• [SOURCE DATA]:
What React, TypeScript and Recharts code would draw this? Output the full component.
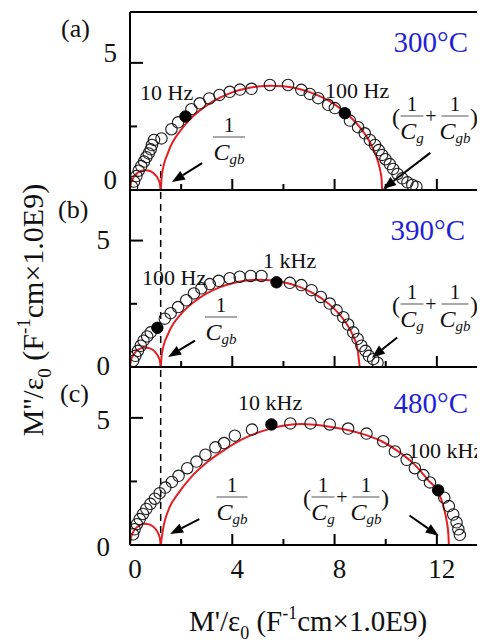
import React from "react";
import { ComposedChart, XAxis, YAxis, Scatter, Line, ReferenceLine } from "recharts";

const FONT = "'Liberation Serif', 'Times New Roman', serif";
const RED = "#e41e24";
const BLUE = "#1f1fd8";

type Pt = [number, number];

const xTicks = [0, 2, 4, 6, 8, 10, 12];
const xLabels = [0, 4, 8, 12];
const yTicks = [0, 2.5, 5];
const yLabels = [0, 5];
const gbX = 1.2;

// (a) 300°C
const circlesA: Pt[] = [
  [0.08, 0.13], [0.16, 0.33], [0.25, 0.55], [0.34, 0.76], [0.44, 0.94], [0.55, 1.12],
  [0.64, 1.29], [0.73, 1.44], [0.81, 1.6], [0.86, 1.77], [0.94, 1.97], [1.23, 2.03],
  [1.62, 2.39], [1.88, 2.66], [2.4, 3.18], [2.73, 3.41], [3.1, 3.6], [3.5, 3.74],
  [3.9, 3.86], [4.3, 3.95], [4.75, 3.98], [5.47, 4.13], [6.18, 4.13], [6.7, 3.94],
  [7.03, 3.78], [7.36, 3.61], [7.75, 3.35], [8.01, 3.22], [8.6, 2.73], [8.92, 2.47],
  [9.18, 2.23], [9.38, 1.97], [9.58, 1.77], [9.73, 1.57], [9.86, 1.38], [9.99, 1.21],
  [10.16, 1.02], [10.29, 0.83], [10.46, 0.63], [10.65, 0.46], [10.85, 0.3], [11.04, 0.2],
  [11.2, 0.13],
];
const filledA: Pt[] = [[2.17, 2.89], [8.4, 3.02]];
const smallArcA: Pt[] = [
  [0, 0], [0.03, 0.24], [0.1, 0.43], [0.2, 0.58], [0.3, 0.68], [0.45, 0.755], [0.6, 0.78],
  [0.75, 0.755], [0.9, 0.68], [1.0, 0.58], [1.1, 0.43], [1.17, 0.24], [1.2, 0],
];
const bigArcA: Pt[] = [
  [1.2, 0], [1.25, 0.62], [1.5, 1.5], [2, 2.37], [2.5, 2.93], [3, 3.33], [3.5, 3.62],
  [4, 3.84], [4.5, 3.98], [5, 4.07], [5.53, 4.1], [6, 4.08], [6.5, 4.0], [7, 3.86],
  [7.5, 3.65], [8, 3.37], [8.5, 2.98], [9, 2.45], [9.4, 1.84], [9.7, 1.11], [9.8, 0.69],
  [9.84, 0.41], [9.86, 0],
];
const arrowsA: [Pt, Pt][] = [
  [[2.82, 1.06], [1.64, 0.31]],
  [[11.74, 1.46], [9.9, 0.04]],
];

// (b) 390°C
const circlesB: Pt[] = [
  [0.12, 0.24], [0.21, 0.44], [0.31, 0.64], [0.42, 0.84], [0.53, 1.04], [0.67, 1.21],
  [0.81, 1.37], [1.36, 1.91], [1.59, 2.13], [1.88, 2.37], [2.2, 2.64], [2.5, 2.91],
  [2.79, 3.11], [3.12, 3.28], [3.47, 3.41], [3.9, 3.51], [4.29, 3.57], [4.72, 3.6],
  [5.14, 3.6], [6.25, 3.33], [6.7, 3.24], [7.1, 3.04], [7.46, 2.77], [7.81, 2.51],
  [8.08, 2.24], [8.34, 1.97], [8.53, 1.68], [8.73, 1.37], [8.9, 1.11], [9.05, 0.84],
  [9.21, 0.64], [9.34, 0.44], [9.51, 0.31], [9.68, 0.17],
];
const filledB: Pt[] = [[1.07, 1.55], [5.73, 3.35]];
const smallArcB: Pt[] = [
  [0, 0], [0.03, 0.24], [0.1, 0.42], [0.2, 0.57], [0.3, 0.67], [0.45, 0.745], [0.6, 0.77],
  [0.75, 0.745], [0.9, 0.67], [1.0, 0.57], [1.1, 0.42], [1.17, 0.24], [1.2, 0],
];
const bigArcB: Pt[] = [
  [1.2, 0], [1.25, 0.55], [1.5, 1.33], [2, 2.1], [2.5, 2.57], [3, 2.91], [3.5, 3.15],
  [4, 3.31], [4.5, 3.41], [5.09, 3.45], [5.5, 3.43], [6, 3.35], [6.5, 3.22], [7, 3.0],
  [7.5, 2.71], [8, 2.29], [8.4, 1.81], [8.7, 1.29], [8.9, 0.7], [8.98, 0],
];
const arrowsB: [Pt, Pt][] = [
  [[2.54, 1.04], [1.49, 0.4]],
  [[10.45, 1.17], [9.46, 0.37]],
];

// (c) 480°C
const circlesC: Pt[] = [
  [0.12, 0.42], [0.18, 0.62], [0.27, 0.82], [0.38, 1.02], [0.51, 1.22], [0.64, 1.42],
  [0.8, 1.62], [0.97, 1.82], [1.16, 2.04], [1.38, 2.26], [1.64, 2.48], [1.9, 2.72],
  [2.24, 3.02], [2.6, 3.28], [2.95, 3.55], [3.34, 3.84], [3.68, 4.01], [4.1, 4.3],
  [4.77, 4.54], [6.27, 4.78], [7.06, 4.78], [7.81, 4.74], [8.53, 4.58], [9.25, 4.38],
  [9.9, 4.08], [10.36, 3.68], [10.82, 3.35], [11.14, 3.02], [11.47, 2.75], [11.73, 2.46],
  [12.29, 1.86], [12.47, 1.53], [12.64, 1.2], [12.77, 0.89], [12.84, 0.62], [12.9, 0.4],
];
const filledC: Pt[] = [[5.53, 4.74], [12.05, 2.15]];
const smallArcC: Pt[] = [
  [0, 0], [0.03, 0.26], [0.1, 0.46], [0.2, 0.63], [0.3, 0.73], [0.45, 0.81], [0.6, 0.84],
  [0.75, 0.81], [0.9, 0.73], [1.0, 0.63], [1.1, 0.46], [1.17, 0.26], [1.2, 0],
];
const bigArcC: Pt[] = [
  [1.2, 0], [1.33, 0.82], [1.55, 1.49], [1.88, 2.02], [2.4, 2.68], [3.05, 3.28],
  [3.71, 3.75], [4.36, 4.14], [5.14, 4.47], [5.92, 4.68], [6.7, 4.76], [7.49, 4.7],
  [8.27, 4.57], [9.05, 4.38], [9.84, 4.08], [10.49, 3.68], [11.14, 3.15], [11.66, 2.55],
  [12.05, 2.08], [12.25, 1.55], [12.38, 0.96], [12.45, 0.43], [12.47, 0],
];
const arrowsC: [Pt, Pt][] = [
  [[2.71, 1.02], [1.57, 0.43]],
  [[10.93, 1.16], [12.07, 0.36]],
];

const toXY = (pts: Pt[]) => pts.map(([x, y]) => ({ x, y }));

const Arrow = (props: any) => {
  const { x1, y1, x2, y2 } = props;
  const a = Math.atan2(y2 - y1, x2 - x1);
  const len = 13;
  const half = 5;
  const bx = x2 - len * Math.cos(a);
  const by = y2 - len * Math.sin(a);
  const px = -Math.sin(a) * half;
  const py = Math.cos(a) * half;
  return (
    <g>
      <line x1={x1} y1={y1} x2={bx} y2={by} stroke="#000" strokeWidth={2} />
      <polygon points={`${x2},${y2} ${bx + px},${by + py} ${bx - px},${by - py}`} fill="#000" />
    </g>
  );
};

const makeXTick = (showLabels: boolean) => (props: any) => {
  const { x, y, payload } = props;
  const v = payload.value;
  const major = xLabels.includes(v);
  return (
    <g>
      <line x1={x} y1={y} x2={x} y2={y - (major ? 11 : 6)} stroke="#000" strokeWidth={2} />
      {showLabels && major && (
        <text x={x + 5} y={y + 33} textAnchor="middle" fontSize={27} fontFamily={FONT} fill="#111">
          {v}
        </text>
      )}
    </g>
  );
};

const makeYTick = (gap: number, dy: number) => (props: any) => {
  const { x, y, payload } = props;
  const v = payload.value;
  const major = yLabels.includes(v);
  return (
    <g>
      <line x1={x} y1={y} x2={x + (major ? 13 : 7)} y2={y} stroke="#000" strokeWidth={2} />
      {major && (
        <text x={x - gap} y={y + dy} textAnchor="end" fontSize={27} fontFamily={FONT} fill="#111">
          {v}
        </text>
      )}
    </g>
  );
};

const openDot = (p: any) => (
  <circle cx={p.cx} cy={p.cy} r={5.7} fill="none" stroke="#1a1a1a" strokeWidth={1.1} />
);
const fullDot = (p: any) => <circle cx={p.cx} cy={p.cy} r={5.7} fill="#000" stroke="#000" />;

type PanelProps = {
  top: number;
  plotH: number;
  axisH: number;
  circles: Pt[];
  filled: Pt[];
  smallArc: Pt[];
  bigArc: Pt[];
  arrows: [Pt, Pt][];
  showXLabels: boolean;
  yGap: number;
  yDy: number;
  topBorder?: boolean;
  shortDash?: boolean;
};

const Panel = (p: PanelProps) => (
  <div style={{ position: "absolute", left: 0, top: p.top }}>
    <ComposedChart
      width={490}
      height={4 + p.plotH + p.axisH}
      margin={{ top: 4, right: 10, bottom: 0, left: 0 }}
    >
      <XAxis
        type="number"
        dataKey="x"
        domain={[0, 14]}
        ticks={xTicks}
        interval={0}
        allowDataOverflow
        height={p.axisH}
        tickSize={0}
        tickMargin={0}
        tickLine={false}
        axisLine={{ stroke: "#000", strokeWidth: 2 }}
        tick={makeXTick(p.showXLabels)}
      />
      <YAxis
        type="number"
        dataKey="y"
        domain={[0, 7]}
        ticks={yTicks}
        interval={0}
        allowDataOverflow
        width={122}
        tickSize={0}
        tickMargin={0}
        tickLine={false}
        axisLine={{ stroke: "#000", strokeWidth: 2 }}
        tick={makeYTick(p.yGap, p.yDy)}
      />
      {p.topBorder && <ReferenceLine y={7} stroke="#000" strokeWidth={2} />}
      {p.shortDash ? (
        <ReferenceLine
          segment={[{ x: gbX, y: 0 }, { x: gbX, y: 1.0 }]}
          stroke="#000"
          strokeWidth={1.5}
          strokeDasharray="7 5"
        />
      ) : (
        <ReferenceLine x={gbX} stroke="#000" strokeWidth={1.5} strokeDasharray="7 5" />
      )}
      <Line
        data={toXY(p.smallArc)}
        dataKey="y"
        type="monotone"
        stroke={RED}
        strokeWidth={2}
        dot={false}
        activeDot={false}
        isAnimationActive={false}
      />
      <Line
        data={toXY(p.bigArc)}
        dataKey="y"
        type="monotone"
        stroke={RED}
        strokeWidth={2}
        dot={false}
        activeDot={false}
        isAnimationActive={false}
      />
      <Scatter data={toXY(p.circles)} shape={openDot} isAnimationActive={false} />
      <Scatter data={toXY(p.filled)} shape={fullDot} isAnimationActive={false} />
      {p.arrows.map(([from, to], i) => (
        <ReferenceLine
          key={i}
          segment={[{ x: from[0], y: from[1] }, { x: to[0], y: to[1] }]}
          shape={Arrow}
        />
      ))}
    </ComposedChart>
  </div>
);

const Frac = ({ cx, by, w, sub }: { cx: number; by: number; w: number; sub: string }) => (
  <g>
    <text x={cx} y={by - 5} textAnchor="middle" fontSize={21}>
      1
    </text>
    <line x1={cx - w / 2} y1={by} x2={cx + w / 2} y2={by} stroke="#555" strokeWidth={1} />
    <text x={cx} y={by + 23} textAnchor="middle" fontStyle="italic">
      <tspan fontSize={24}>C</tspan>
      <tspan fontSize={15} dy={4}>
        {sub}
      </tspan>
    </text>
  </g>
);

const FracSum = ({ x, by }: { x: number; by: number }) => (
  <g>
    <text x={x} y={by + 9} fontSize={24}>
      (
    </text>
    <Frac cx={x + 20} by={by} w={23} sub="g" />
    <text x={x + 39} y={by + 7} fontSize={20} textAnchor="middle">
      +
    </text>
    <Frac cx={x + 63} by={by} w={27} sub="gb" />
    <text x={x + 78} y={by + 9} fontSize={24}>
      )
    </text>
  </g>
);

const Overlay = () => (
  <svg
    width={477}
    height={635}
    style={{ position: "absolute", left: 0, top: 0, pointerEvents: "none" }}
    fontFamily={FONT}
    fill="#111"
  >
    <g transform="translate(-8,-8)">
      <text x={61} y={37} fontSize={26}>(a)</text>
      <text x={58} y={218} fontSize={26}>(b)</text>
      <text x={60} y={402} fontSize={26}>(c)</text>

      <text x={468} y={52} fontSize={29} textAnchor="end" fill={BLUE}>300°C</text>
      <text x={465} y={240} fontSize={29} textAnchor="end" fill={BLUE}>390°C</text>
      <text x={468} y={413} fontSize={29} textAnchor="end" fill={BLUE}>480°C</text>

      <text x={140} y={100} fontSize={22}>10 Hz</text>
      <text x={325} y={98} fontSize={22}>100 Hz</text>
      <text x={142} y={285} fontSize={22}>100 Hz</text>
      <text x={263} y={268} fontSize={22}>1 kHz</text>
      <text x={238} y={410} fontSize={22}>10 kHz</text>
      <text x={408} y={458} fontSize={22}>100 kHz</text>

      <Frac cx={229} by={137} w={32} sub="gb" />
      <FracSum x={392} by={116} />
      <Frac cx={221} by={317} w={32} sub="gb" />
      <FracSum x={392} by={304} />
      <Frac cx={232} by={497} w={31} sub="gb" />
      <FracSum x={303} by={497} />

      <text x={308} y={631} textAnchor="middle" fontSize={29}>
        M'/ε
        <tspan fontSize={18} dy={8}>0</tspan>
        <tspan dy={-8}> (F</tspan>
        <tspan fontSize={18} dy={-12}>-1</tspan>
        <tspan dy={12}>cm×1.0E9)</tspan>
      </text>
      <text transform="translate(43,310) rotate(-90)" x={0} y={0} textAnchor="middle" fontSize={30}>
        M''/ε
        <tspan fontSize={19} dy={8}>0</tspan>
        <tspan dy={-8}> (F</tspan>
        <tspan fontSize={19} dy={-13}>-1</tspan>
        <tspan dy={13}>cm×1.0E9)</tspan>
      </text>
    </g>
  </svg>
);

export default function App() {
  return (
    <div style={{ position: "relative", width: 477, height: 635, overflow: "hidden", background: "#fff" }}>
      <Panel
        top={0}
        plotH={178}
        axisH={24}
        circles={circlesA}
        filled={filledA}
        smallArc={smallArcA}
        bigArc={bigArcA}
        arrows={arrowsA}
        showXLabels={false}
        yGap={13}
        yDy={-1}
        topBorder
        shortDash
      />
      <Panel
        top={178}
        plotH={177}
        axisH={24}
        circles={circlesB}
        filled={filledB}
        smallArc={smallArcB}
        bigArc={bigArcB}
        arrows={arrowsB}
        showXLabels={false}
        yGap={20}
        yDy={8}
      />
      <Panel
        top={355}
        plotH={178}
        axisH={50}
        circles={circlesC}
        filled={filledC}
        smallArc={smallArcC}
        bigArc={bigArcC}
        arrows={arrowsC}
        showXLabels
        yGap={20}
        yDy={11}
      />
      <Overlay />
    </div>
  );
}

• [EXERCISE]: Exactly restate the lines from the beginning of the data through the line with "const gbX = 1.2;", and no others, keeping pictures out.

• [SOLVED PROBLEM]:
What React, TypeScript and Recharts code would draw this? Output the full component.
import React from "react";
import { ComposedChart, XAxis, YAxis, Scatter, Line, ReferenceLine } from "recharts";

const FONT = "'Liberation Serif', 'Times New Roman', serif";
const RED = "#e41e24";
const BLUE = "#1f1fd8";

type Pt = [number, number];

const xTicks = [0, 2, 4, 6, 8, 10, 12];
const xLabels = [0, 4, 8, 12];
const yTicks = [0, 2.5, 5];
const yLabels = [0, 5];
const gbX = 1.2;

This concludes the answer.